Start of DATA SHOWN

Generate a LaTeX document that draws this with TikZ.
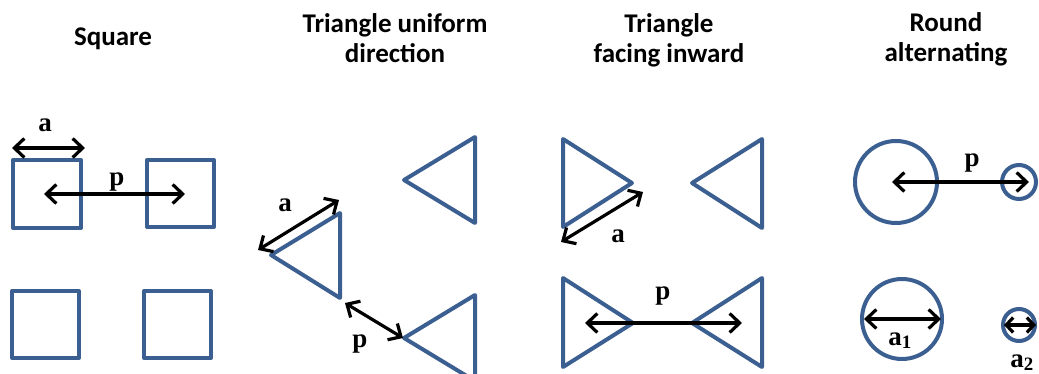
\documentclass[tikz,border=0pt]{standalone}
\usepackage{fontspec}
\setmainfont{Liberation Serif}
\newfontfamily\titlefont{Carlito}
\usetikzlibrary{arrows.meta}
\definecolor{shapeblue}{HTML}{3C5F91}
\begin{document}
\begin{tikzpicture}[x=1pt,y=-1pt,
  shp/.style={draw=shapeblue,line width=4pt,line join=round},
  dim/.style={draw=black,line width=3.2pt,{Straight Barb[length=10pt,width=19pt,line width=3.2pt]}-{Straight Barb[length=10pt,width=19pt,line width=3.2pt]}},
  smalldim/.style={draw=black,line width=3.2pt,{Straight Barb[length=7pt,width=15pt,line width=3.2pt]}-{Straight Barb[length=7pt,width=15pt,line width=3.2pt]}},
  ttl/.style={font=\titlefont\bfseries\fontsize{27}{30}\selectfont,align=center,inner sep=0pt,anchor=base},
  lbl/.style={font=\bfseries\fontsize{27}{30}\selectfont,inner sep=0pt,anchor=base}]
\useasboundingbox (0,0) rectangle (1039,374);
\clip (0,0) rectangle (1039,374);
% titles (base anchor = baseline of the last line)
\node[ttl] (t1) at (113,46) {Square};
\node[ttl] (t2) at (395,63) {Triangle uniform\\direction};
\node[ttl] (t3) at (669,63) {Triangle\\facing inward};
\node[ttl] (t4) at (946,62) {Round\\alternating};
% squares
\draw[shp] (13,160) rectangle (81,228);
\draw[shp] (147,160) rectangle (214,227);
\draw[shp] (12,291) rectangle (79,358);
\draw[shp] (144,291) rectangle (211,358);
\coordinate (sa1) at (12,148); \coordinate (sa2) at (85,148);
\coordinate (sp1) at (44,194); \coordinate (sp2) at (185,194);
\draw[dim] (sa1) -- (sa2);
\draw[dim] (sp1) -- (sp2);
\node[lbl] (la1) at (45,132) {a};
\node[lbl] (lp1) at (117,186) {p};
% triangles uniform direction
\draw[shp] (404,180) -- (475,137) -- (475,223) -- cycle;
\draw[shp] (271,255) -- (340,213) -- (340,298) -- cycle;
\draw[shp] (404,338) -- (475,295) -- (475,381) -- cycle;
\coordinate (ua1) at (258,250); \coordinate (ua2) at (339,200);
\coordinate (up1) at (345,303); \coordinate (up2) at (403,338);
\draw[dim] (ua1) -- (ua2);
\draw[dim] (up1) -- (up2);
\node[lbl] (la2) at (285,212) {a};
\node[lbl] (lp2) at (360,347) {p};
% triangles facing inward
\draw[shp] (632,183) -- (563,139) -- (563,227) -- cycle;
\draw[shp] (692,183) -- (762,139) -- (762,228) -- cycle;
\draw[shp] (633,323) -- (563,278) -- (563,367) -- cycle;
\draw[shp] (692,323) -- (762,278) -- (762,367) -- cycle;
\coordinate (ia1) at (561,242); \coordinate (ia2) at (643,192);
\coordinate (ip1) at (585,323); \coordinate (ip2) at (742,323);
\draw[dim] (ia1) -- (ia2);
\draw[dim] (ip1) -- (ip2);
\node[lbl] (la3) at (618,243) {a};
\node[lbl] (lp3) at (663,299) {p};
% round alternating
\draw[shp] (896,182) circle[radius=41];
\draw[shp] (1019,182) circle[radius=17];
\draw[shp] (902,319) circle[radius=40];
\draw[shp] (1019,325) circle[radius=16];
\coordinate (rp1) at (892,182); \coordinate (rp2) at (1029,182);
\coordinate (ra1) at (864,319); \coordinate (ra2) at (941,319);
\coordinate (rb1) at (1004,325); \coordinate (rb2) at (1036,325);
\draw[dim] (rp1) -- (rp2);
\draw[dim] (ra1) -- (ra2);
\draw[smalldim] (rb1) -- (rb2);
\node[lbl] (lp4) at (972,167) {p};
\node[lbl] (la4) at (900,345) {a\textsubscript{1}};
\node[lbl] (la5) at (1022,367) {a\textsubscript{2}};
\end{tikzpicture}
\end{document}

End of DATA SHOWN

§ **SHORT TASK**
Repeat the data exactly, without the pictures.

§ **RESPONSE TO THIS TASK**
Generate a LaTeX document that draws this with TikZ.
\documentclass[tikz,border=0pt]{standalone}
\usepackage{fontspec}
\setmainfont{Liberation Serif}
\newfontfamily\titlefont{Carlito}
\usetikzlibrary{arrows.meta}
\definecolor{shapeblue}{HTML}{3C5F91}
\begin{document}
\begin{tikzpicture}[x=1pt,y=-1pt,
  shp/.style={draw=shapeblue,line width=4pt,line join=round},
  dim/.style={draw=black,line width=3.2pt,{Straight Barb[length=10pt,width=19pt,line width=3.2pt]}-{Straight Barb[length=10pt,width=19pt,line width=3.2pt]}},
  smalldim/.style={draw=black,line width=3.2pt,{Straight Barb[length=7pt,width=15pt,line width=3.2pt]}-{Straight Barb[length=7pt,width=15pt,line width=3.2pt]}},
  ttl/.style={font=\titlefont\bfseries\fontsize{27}{30}\selectfont,align=center,inner sep=0pt,anchor=base},
  lbl/.style={font=\bfseries\fontsize{27}{30}\selectfont,inner sep=0pt,anchor=base}]
\useasboundingbox (0,0) rectangle (1039,374);
\clip (0,0) rectangle (1039,374);
% titles (base anchor = baseline of the last line)
\node[ttl] (t1) at (113,46) {Square};
\node[ttl] (t2) at (395,63) {Triangle uniform\\direction};
\node[ttl] (t3) at (669,63) {Triangle\\facing inward};
\node[ttl] (t4) at (946,62) {Round\\alternating};
% squares
\draw[shp] (13,160) rectangle (81,228);
\draw[shp] (147,160) rectangle (214,227);
\draw[shp] (12,291) rectangle (79,358);
\draw[shp] (144,291) rectangle (211,358);
\coordinate (sa1) at (12,148); \coordinate (sa2) at (85,148);
\coordinate (sp1) at (44,194); \coordinate (sp2) at (185,194);
\draw[dim] (sa1) -- (sa2);
\draw[dim] (sp1) -- (sp2);
\node[lbl] (la1) at (45,132) {a};
\node[lbl] (lp1) at (117,186) {p};
% triangles uniform direction
\draw[shp] (404,180) -- (475,137) -- (475,223) -- cycle;
\draw[shp] (271,255) -- (340,213) -- (340,298) -- cycle;
\draw[shp] (404,338) -- (475,295) -- (475,381) -- cycle;
\coordinate (ua1) at (258,250); \coordinate (ua2) at (339,200);
\coordinate (up1) at (345,303); \coordinate (up2) at (403,338);
\draw[dim] (ua1) -- (ua2);
\draw[dim] (up1) -- (up2);
\node[lbl] (la2) at (285,212) {a};
\node[lbl] (lp2) at (360,347) {p};
% triangles facing inward
\draw[shp] (632,183) -- (563,139) -- (563,227) -- cycle;
\draw[shp] (692,183) -- (762,139) -- (762,228) -- cycle;
\draw[shp] (633,323) -- (563,278) -- (563,367) -- cycle;
\draw[shp] (692,323) -- (762,278) -- (762,367) -- cycle;
\coordinate (ia1) at (561,242); \coordinate (ia2) at (643,192);
\coordinate (ip1) at (585,323); \coordinate (ip2) at (742,323);
\draw[dim] (ia1) -- (ia2);
\draw[dim] (ip1) -- (ip2);
\node[lbl] (la3) at (618,243) {a};
\node[lbl] (lp3) at (663,299) {p};
% round alternating
\draw[shp] (896,182) circle[radius=41];
\draw[shp] (1019,182) circle[radius=17];
\draw[shp] (902,319) circle[radius=40];
\draw[shp] (1019,325) circle[radius=16];
\coordinate (rp1) at (892,182); \coordinate (rp2) at (1029,182);
\coordinate (ra1) at (864,319); \coordinate (ra2) at (941,319);
\coordinate (rb1) at (1004,325); \coordinate (rb2) at (1036,325);
\draw[dim] (rp1) -- (rp2);
\draw[dim] (ra1) -- (ra2);
\draw[smalldim] (rb1) -- (rb2);
\node[lbl] (lp4) at (972,167) {p};
\node[lbl] (la4) at (900,345) {a\textsubscript{1}};
\node[lbl] (la5) at (1022,367) {a\textsubscript{2}};
\end{tikzpicture}
\end{document}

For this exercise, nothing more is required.